Однако это было не единственное преступление Лоу. Когда Киприани посвятил в известную ему тайну заговора неаполитанского комиссара полиции, своего родственника Соличетти, Лоу при пособничестве одного субъекта по имени Висконти, приехавшего специально с Капри и соорудившего адскую машину, попытался погубить Соличетти. Это покушение по счастливой случайности прошло благополучно для Соличетти, хотя его дом превратился в груду развалин, под которым погибла одна из его дочерей. Висконти был схвачен и расстрелян, а его отец, приговоренный к пожизненному тюремному заключению, выдал Киприани, что как покушение на жизнь короля Жозефа, так и взрыв дома Соличетти были задуманы Хадсоном Лоу, губернатором Капри, который дал на это деньги и нужные инструкции.
Но Соличетти все-таки стал жертвой Лоу. С течением времени он сделался министром полиции короля Жозефа, а потом, при Мюрате, организовал национальную гвардию в Неаполе. И вот однажды он был приглашен на официальный обед, затеянный не без соучастия Хадсона Лоу, а на другой день, 23 декабря 1809 года, внезапно скончался, по всей вероятности, отравленный. Киприани, сильно потрясенный внезапной смертью своего покровителя и родственника, не замедлил обвинить Лоу в этом новом преступлении.
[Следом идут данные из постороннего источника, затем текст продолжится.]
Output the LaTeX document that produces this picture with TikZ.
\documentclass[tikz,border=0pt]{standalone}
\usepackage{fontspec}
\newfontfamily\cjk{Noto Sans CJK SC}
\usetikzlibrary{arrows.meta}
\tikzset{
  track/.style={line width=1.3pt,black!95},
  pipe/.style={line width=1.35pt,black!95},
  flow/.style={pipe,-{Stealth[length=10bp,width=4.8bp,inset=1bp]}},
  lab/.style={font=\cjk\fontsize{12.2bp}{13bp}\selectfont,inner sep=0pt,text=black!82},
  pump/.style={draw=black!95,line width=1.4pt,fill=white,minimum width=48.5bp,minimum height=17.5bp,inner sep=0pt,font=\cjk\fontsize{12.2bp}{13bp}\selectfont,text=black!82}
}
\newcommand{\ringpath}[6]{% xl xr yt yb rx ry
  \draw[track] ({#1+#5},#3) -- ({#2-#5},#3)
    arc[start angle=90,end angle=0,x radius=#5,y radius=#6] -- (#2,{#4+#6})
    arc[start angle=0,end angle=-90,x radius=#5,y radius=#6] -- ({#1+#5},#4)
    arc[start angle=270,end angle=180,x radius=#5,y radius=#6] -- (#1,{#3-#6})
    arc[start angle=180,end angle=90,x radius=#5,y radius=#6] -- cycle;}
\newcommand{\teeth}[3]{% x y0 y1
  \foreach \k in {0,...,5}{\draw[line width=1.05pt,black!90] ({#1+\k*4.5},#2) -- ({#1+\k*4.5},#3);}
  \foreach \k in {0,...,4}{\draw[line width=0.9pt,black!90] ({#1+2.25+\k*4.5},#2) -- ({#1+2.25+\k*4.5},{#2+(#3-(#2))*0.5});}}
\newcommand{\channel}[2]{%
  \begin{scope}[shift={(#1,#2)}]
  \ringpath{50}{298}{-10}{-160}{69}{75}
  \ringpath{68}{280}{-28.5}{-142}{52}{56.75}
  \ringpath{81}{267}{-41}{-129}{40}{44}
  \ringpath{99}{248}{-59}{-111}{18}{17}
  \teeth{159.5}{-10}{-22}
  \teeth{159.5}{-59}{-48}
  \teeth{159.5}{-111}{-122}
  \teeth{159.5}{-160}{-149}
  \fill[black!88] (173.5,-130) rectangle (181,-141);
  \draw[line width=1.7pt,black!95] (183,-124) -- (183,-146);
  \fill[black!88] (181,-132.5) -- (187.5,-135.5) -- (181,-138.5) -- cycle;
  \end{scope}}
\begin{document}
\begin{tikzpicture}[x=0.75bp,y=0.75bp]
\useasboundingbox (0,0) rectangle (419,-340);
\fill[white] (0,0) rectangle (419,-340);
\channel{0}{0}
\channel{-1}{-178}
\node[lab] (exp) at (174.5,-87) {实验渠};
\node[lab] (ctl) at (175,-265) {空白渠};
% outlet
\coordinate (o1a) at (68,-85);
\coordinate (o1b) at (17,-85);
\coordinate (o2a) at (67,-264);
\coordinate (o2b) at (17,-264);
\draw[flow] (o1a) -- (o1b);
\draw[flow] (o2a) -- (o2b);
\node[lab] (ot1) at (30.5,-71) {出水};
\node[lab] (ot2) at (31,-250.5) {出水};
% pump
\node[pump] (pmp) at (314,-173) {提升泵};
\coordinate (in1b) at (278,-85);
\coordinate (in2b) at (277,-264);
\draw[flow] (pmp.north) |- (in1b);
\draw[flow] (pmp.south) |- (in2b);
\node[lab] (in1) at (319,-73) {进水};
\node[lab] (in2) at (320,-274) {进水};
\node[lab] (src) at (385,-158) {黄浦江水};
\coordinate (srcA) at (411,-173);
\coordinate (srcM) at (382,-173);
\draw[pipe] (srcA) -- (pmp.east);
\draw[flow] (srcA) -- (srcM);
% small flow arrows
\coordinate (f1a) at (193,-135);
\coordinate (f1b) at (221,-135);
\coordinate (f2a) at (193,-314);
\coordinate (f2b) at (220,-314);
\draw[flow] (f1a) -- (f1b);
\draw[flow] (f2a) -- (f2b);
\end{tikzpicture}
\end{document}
После подобных событий не удивительно, что появление на острове Святой Елены храброго корсиканца сильно подействовало на Хадсона Лоу, этого тюремщика Наполеона.
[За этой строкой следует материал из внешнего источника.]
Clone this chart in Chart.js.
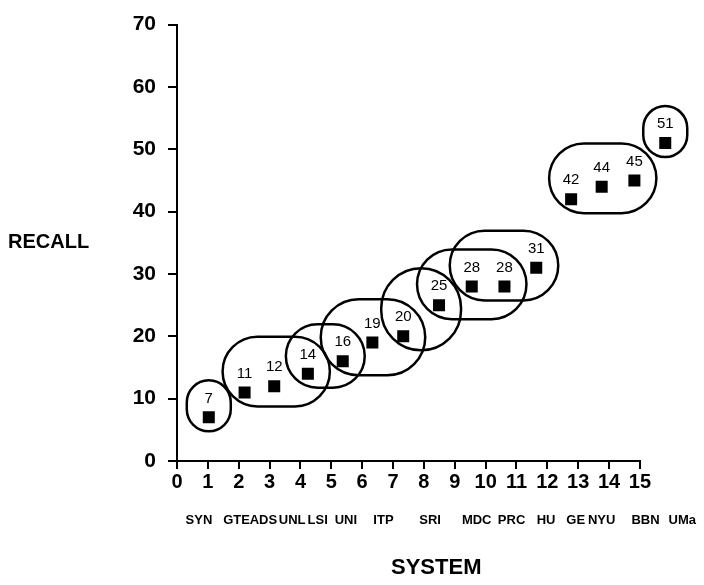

Вдобавок он узнал, что другой корсиканец, по имени Сантини, хвастался, что при первом удобном случае всадит пулю в голову губернатора. Крайне трусливый, Лоу испугался теперь соглашения между Сантини и Киприани, а потому решил избавиться от последнего, Он надеялся, что доктор О'Мира, из страха или в расчете на повышение по службе, награды, примет участие в его планах, однако ошибся в своих расчетах.
Лоу заперся на целый день в кабинете, принялся составлять донесения, прочитывать полицейские заметки, отмечать бумаги, исписанные грубым почерком доносчиков.
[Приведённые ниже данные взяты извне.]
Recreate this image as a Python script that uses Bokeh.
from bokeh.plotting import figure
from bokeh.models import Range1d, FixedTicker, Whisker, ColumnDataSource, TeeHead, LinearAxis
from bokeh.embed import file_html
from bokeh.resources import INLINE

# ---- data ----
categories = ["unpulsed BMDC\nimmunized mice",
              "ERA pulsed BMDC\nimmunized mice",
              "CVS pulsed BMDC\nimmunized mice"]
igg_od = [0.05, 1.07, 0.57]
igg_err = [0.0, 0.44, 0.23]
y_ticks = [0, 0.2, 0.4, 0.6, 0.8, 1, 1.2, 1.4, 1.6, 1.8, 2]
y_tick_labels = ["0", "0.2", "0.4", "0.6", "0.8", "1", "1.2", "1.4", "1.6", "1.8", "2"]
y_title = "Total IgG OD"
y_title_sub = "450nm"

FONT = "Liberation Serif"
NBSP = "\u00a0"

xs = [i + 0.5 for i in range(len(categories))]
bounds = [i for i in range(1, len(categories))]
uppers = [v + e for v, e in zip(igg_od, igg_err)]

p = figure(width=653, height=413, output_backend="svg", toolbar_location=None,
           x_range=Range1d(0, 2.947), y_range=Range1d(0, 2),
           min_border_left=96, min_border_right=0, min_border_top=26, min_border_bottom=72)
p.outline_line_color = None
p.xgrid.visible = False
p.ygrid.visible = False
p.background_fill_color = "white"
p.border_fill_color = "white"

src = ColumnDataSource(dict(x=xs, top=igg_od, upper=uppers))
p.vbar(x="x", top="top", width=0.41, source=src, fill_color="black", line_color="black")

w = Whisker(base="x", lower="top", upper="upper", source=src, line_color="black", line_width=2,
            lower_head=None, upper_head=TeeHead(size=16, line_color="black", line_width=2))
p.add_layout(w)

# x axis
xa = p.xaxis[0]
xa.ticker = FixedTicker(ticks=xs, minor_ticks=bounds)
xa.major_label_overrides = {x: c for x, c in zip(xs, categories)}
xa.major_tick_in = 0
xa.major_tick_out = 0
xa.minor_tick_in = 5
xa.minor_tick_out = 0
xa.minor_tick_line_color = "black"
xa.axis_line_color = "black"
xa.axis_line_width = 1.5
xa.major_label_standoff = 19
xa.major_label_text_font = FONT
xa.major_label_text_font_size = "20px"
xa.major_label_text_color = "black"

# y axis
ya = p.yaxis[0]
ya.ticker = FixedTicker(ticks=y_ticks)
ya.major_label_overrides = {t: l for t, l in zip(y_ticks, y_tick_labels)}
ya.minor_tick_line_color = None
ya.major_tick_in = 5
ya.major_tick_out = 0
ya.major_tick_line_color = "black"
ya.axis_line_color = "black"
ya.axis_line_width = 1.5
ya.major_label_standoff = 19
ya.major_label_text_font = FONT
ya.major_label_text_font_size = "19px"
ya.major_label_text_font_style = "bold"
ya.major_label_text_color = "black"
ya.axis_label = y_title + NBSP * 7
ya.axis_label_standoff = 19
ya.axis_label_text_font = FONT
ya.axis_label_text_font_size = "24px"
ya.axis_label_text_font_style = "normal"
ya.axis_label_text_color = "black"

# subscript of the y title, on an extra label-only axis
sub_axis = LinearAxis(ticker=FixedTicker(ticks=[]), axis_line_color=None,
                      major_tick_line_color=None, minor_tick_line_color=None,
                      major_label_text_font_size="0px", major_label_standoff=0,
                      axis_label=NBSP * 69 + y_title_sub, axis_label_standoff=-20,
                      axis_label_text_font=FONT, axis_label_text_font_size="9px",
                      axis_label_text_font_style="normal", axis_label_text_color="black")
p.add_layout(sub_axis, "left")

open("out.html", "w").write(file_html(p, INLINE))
На острове, между прочим, жил бедный негр-невольник по имени Тоби. Встречая его несколько раз, Наполеон ласково разговаривал с ним и наконец приказал Бертрану выплатить за него Капской компании требуемую сумму, чтобы выкупить старика из неволи. Тоби обожал Наполеона и называл его на своем наивном языке Бонн. Завидев императора во время кратких прогулок, негр издавал радостные восклицания, подносил ему орхидеи, сорванные им в расщелинах скал, дарил также птичьи перья ярких цветов и не знал, каким образом выразить свое почтение и привязанность царственному изгнаннику.
Между тем агент Капской компании, согласно воле Хадсона Лоу, не принял предложения о выкупе несчастного негра. Безжалостные палачи старались лишить императора даже нравственного удовлетворения, которое доставил бы ему этот выкуп.
По донесениям полиции, Киприани часто заходил в хижину Тоби и разговаривал с последним, потешаясь над его образным первобытным языком.